Canada’s struggles are tournament’s gain

By Adam Ovenell-Carter

Here in Canada, people seem to like hockey. It’s been that way forever and it’s hard to find a single reason why that would ever change. Canada, more than any other nation, has taken a serious liking to the World Junior Championships.

Canada is a consistent threat to win any international hockey event it partakes in. That, like the undying love Canadians have for the game, will likely never change. Canadians pay little attention to the World Under-18 championships, but dedicate their winter holidays to the World Juniors, an under-20 event. The hopes of an entire nation are heaped on the shoulders of a few kids barely old enough to be in first year (which, if I may say so, is entirely unfair). But, thankfully this year, Canada failed to make it to the gold medal game.

Yes, you read that right. The World Juniors is a tournament traditionally dominated by four teams: Canada, Russia, Sweden, and the United States. This year marks the first time in a decade Canada has failed to reach the gold medal game. The Americans failed to make it to the medal round at all. And while three of those four teams finished in the top-four again, it still means there will be some new faces atop the leader board, and gives other teams like Finland and the Czech Republic hope moving forward.

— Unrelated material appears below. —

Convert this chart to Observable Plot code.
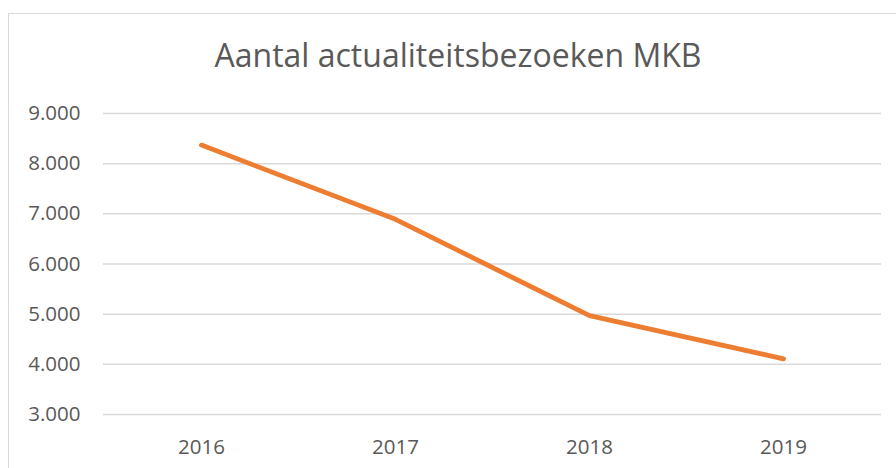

When the United States finally dethroned Canada from the top of the medal podium in 2010, hockey pundits said the U.S. saved the World Junior tournament. Canada had won five straight gold medals, and three consecutive silvers before that. The teams over that stretch could easily compete in an NHL game (good luck stopping the 2005 gold medalists) and scores were beginning to get out of hand. Just when it seemed it would be Canada’s tournament forever, their southern neighbours came along, beat them in overtime, and Canada has now gone three straight years without gold.

So after finishing outside the top-two for the first time in 10 years, the tournament is now, going forward, anybody’s for the taking. Those four traditional powerhouses will be top contenders year in and year out, but now no one is invincible, not even Canada. Canadians might not like to admit that, but that’s how it is.

Russia, who beat Canada in the semi-final game, barely squeaked by the Czech Republic in overtime, a team Canada beat handily during the round robin. The Swedes eked out a 3–2 shootout win against Finland to make it to the gold medal game. Finally, parity has made its way back into the World Juniors.

The unbelievable weight of expectation from a hockey-crazed nation will never dissipate, regardless of how Canada performs, for better or for worse. Canadian hockey fans will continue to watch the World Juniors for years to come; there is no doubt about that. They just might have to get used to seeing another team at the top of the podium for a little while.

For the sake of Canadian sanity, let’s hope Canada gets back there soon. But for the sake of the game,  may the best team win.